こういう例って世界史上ではよくあることなのだろうか?
(日本でも「胎中天皇」の扱いについては皇室典範制定時などにも議論されていたようであるが、問題となるのは、生まれてきた子どもの性別が男性であるか女性であるかわからないことだったようである。と考えると、胎児が即位することができるのは女帝が存在する国に限られそうである。サーサーン朝には女帝も存在するらしいので、おそらくシャープール2世は女性でも男性でも問題なく即位できたのだろう。)
軽妙な筆致と著者のツッコミ
さて、先ほど引用したエピソード中でもこの本の筆致の特徴をよく表している文章は、
妊婦にとってはさぞ重かっただろうが
というツッコミである。
お堅い学術書などではこんなツッコミは絶対にありえないのだが、この本は一般書ということもあって筆者によるツッコミがところどころに登場する。

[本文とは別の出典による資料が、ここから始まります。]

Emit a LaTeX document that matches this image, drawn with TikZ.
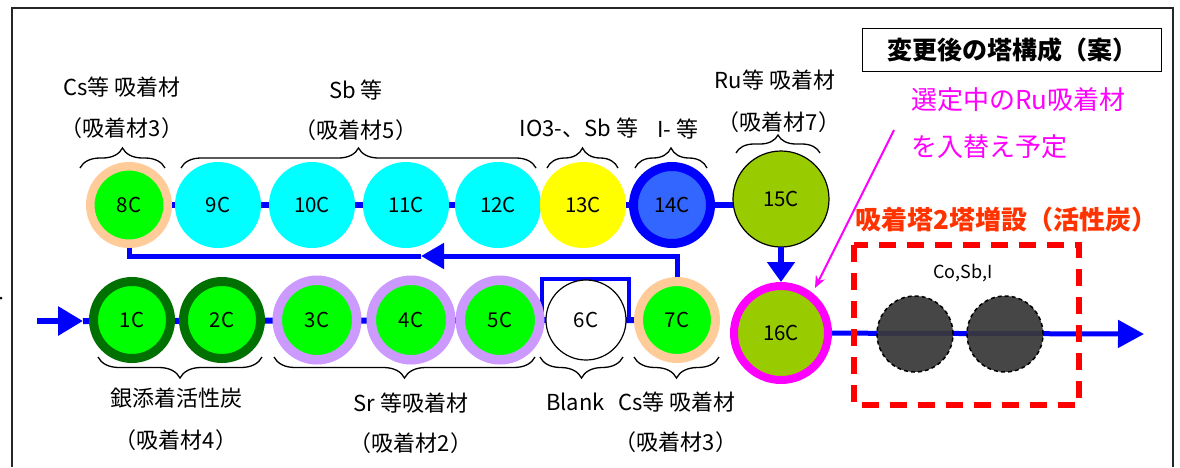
\documentclass[tikz,border=0pt]{standalone}
\usepackage{fontspec}
\setmainfont{Noto Sans CJK JP}
\usetikzlibrary{arrows.meta,decorations.pathreplacing,backgrounds}
\definecolor{peach}{HTML}{FFCC99}
\definecolor{gre}{HTML}{00FF00}
\definecolor{cyn}{HTML}{00FFFF}
\definecolor{yel}{HTML}{FFFF00}
\definecolor{blu}{HTML}{0000FF}
\definecolor{lblu}{HTML}{3366FF}
\definecolor{oliv}{HTML}{99CC00}
\definecolor{mag}{HTML}{FF00FF}
\definecolor{dgre}{HTML}{007000}
\definecolor{lav}{HTML}{CC99FF}
\definecolor{redd}{HTML}{FF0000}
\definecolor{redo}{HTML}{FF3300}
\definecolor{darkg}{HTML}{383838}
\tikzset{
  flow/.style={draw=blu, line width=6pt},
  tower/.style={circle, inner sep=0pt, outer sep=0pt, font=\fontsize{20.5}{20.5}\selectfont},
  lbl/.style={font=\fontsize{22}{22}\selectfont, inner sep=0pt},
  brc/.style={decorate, decoration={brace, amplitude=#1}, draw=black, line width=1.3pt},
  newtower/.style={circle, inner sep=0pt, outer sep=0pt, fill=darkg, fill opacity=0.93, draw=black, dash pattern=on 4pt off 3pt, line width=1.5pt, minimum size=76pt},
}
\begin{document}
\begin{tikzpicture}[x=1pt,y=-1pt]
\useasboundingbox (0,0) rectangle (1180,467);
% frame
\draw[line width=1.5pt, black!85] (12,467) -- (12,8) -- (1173,8) -- (1173,467);
\fill (1,298) circle (1.5pt);

% top row
\node[tower, fill=gre, draw=peach, line width=8.5pt, minimum size=77.5pt] (c8) at (129,205) {8C};
\node[tower, fill=cyn, minimum size=86pt] (c9) at (218,205) {9C};
\node[tower, fill=cyn, minimum size=86pt] (c10) at (312,205) {10C};
\node[tower, fill=cyn, minimum size=86pt] (c11) at (406,205) {11C};
\node[tower, fill=cyn, minimum size=86pt] (c12) at (498,205) {12C};
\node[tower, fill=yel, minimum size=86pt] (c13) at (583,205) {13C};
\node[tower, fill=lblu, draw=blu, line width=9pt, minimum size=77pt] (c14) at (672,205) {14C};
\node[tower, fill=oliv, draw=black, line width=1.2pt, minimum size=96pt] (c15) at (781,199) {15C};

% bottom row
\node[tower, fill=gre, draw=dgre, line width=9pt, minimum size=77pt] (c1) at (132,320) {1C};
\node[tower, fill=gre, draw=dgre, line width=9pt, minimum size=77pt] (c2) at (222,320) {2C};
\node[tower, fill=gre, draw=lav, line width=9.5pt, minimum size=79.5pt] (c3) at (317,320) {3C};
\node[tower, fill=gre, draw=lav, line width=9.5pt, minimum size=79.5pt] (c4) at (411,320) {4C};
\node[tower, fill=gre, draw=lav, line width=9.5pt, minimum size=79.5pt] (c5) at (500,320) {5C};
\node[tower, fill=white, draw=black, line width=1.2pt, minimum size=80pt] (c6) at (586,320) {6C};
\node[tower, fill=gre, draw=peach, line width=9pt, minimum size=77pt] (c7) at (677,320) {7C};
\node[tower, fill=oliv, draw=mag, line width=8pt, minimum size=94pt] (c16) at (781,333) {16C};

% new adsorption towers
\node[newtower] (g1) at (915,334) {};
\node[newtower] (g2) at (1005,334) {};
\draw[redd, line width=6pt, dash pattern=on 17pt off 11pt] (854,245) rectangle (1079,405);

% coordinates
\coordinate (inStart) at (37,321);
\coordinate (inTip) at (83,321);
\coordinate (outTip) at (1144,334);
\coordinate (r1) at (677,256);
\coordinate (rMid) at (421,256);
\coordinate (bpA) at (542,321);
\coordinate (bpB) at (542,279);
\coordinate (bpC) at (629,279);
\coordinate (bpD) at (629,321);
\coordinate (mStart) at (894,130);
\coordinate (mEnd) at (815,288);

\begin{scope}[on background layer]
  \draw[flow] (c8.center) -- (c8.center -| c15.center);
  \draw[flow] (inTip) -- (c7.center);
  \draw[flow, line width=5pt, -{Triangle[length=26pt,width=27pt]}] (c16.center) -- (outTip);
  \draw[flow, line width=5pt, -{Triangle[length=23pt,width=25pt]}] (c7.north) -- (r1) -- (rMid);
  \draw[flow, line width=5pt] (rMid) -| (c8.south);
  \draw[flow, line width=4.5pt] (bpA) -- (bpB) -- (bpC) -- (bpD);
\end{scope}
\draw[flow, -{Triangle[length=25pt,width=28pt]}] (inStart) -- (inTip);
\draw[flow, line width=6pt, shorten >=4pt, -{Triangle[length=20pt,width=27pt]}] (c15.south) -- (c16.north);
\draw[mag, line width=2pt, -{Stealth[length=12pt,width=10pt]}] (mStart) -- (mEnd);

% braces top
\draw[brc=20pt] (80,168) -- (165,168);
\draw[brc=20pt] (181,168) -- (536,168);
\draw[brc=20pt] (547,168) -- (618,168);
\draw[brc=20pt] (635,168) -- (707,168);
\draw[brc=18pt] (736,153) -- (820,153);
% braces bottom
\draw[brc=21pt] (262,357) -- (98,357);
\draw[brc=21pt] (535,357) -- (274,357);
\draw[brc=21pt] (623,357) -- (540,357);
\draw[brc=21pt] (719,357) -- (634,357);

% labels
\node[lbl] (t8a) at (122,87) {Cs等 吸着材};
\node[lbl] (t8b) at (122,128) {（吸着材3）};
\node[lbl] (t9a) at (356,90) {Sb 等};
\node[lbl] (t9b) at (356,130) {（吸着材5）};
\node[lbl] (t13) at (579,128) {IO3-、Sb 等};
\node[lbl] (t14) at (678,129) {I- 等};
\node[lbl] (t15a) at (775,80) {Ru等 吸着材};
\node[lbl] (t15b) at (779,122) {（吸着材7）};
\node[lbl] (t1a) at (176,398) {銀添着活性炭};
\node[lbl] (t1b) at (176,440) {（吸着材4）};
\node[lbl] (t3a) at (411,403) {Sr 等吸着材};
\node[lbl] (t3b) at (411,443) {（吸着材2）};
\node[lbl, anchor=west] (t6) at (546,402) {Blank};
\node[lbl] (t7a) at (677,402) {Cs等 吸着材};
\node[lbl] (t7b) at (676,442) {（吸着材3）};
\node[font=\fontsize{18}{18}\selectfont, inner sep=0pt] (tg) at (963,273) {Co,Sb,I};

\node[draw=black, line width=1.5pt, minimum width=299pt, minimum height=43pt, inner sep=0pt, font=\bfseries\fontsize{25}{25}\selectfont] (title) at (1012,50) {変更後の塔構成（案）};
\node[anchor=west, inner sep=0pt, text=mag, font=\fontsize{26}{26}\selectfont] (m1) at (911,100) {選定中のRu吸着材};
\node[anchor=west, inner sep=0pt, text=mag, font=\fontsize{26}{26}\selectfont] (m2) at (911,147) {を入替え予定};
\node[anchor=west, inner sep=0pt, text=redo, font=\bfseries\fontsize{26}{26}\selectfont] (rtxt) at (855,220) {吸着塔2塔増設（活性炭）};
\end{tikzpicture}
\end{document}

このようなツッコミが、本格派の名用の新書でありながら、読みやすさと面白さを担保している。
どんな人にお薦めか?
さて、ではどんな人にこそこの本をお薦めしたいか?
答えはもちろん、世界史に興味のある人すべてである。
だが、この記事で何度か述べているように、この本は表記が古代ペルシャ語に準じており、教科書などの表記と異なっている(特にアケメネス朝(ハカーマニシュ朝)で)。
初回に登場する場合は教科書の表記(ギリシャ語表記)が紹介される場合も多いが、そうでない場合も多い。私も最初かなり混乱した。
例えば、アケメネス朝の歴代皇帝の名前の表記の揺れを示すと、以下の通りである。
教科書の表記 → 本書の表記
キュロス2世 → クールシュ2世
カンビセス2世 → カンブージヤ2世
ダレイオス1世→ダーラヤワウシュ1世
クセルクセス1世→クシャーヤルシャン1世
アルタクセルクセス1世→アルタクシャサ1世
etc…
(サーサーン朝に関しては大きな乖離はあまりない)
ダレイオス1世などは模試などでも頻出の人物であるが、ダーラヤワウシュ1世と書いて〇をつけてくれる採点官がどれほどいるだろうか…… 試験本番でももしかしたら〇にならないかもしれない。
また逆に、問題文に例えば「キュロス2世」が出てきたときに、それがせっかく本書を読んでも本書に登場するクルーシュ2世であることに気づかない可能性もあり得る。そうなったら勿体ない。
――と考えると、世界史の本ではあるが、あまり受験生にはおすすめできない本かもしれない。
おわりに
受験勉強用にはおすすめできないかも…… と書いたが、そもそも受験勉強用に新書を読む高校生などほとんどいないだろうから、新書としてはまったくマイナスのポイントがない(なお、もし世界史の受験勉強用に本を読むなら、やや古いが中公文庫の通史がお薦めである)。
『ペルシア帝国』という、このシンプルなタイトルに惹かれた人は、本書を買って絶対に損はないと思う。